USA TODAY College – Feb. 1, 2017

We’ve been hearing a lot about “fake news” in the past few months.

The term has evolved to mean a few different things: at first, it referenced websites that deliberately generate false or satirical content about politics and the news. Now, it’s also being used to describe news that doesn’t support one’s viewpoint.

Many people, including several celebrities, are tweeting with the hashtag #PressOn to show their support for news agencies during these times of public distrust in the media.

The hashtag began Wednesday morning, and urges the public to subscribe to news outlets in order to support freedom of the press.

L.A. Clippers basketball player JJ Redick showed off his New York Times digital subscription, saying he believes in journalism, free press and facts.

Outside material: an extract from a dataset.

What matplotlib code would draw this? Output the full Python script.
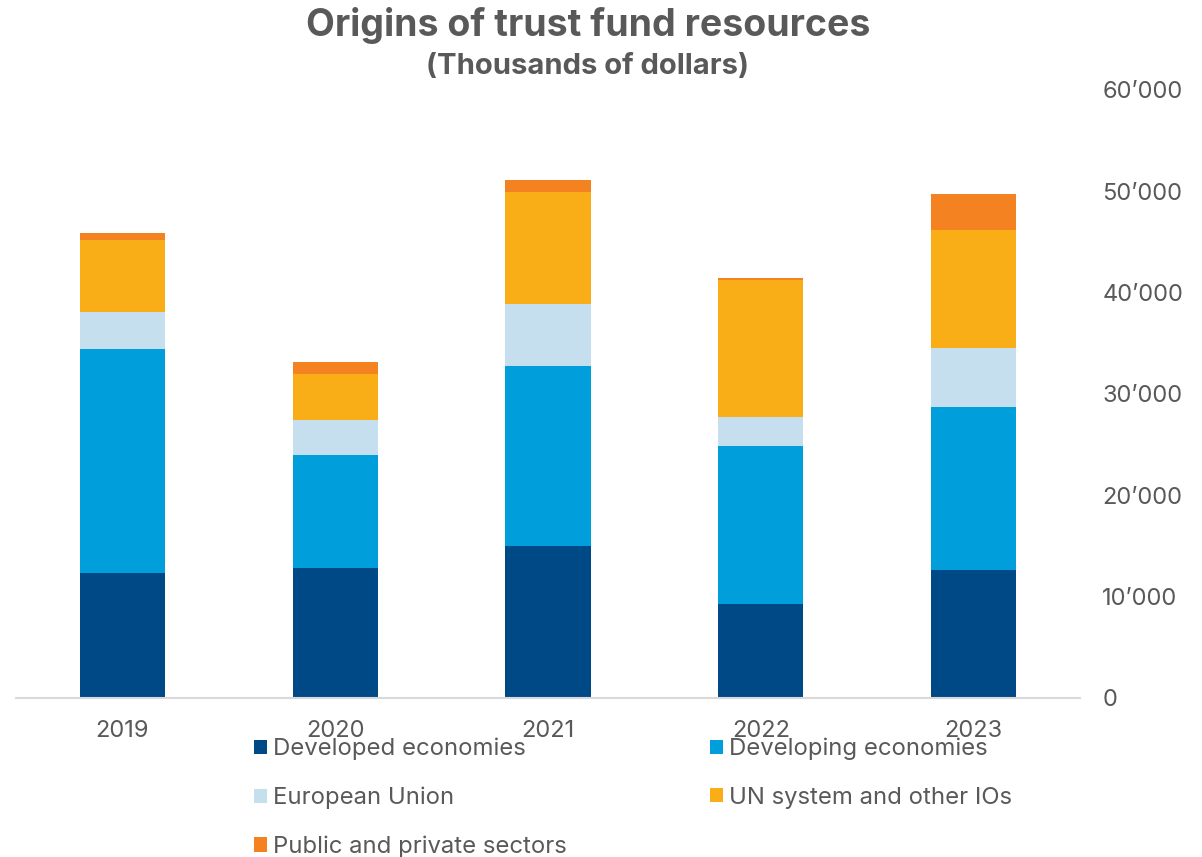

“Friday Night Lights” actress Minka Kelly called for support of journalists and said she is subscribed to the The New Yorker, New York Times and The Washington Post.

Some news outlets are also using the hashtag to gain support for their organizations and combat fake-news stigma. Since the 2016 President Election, the term “fake news” has been commonly used by the public and by President Trump.

A 2016 Gallup Poll found that America’s trust and confidence in the media is at an all-time low for Gallup polling history. The poll said some of the rhetoric and tactics used in the 2016 President Election could have affected the way the public feels about the media.

“Before 2004, it was common for a majority of Americans to profess at least some trust in the mass media, but since then, less than half of Americans feel that way. Now, only about a third of the U.S. has any trust in the Fourth Estate, a stunning development for an institution designed to inform the public,” the poll found.

In addition to public distrust, several news outlets have been laying off staff and cutting back costs to account for plummeting paper sales and subscription rates, which has been an ongoing problem for print media over the past decade. So the #PressOn movement is one more show of support for a flagging industry.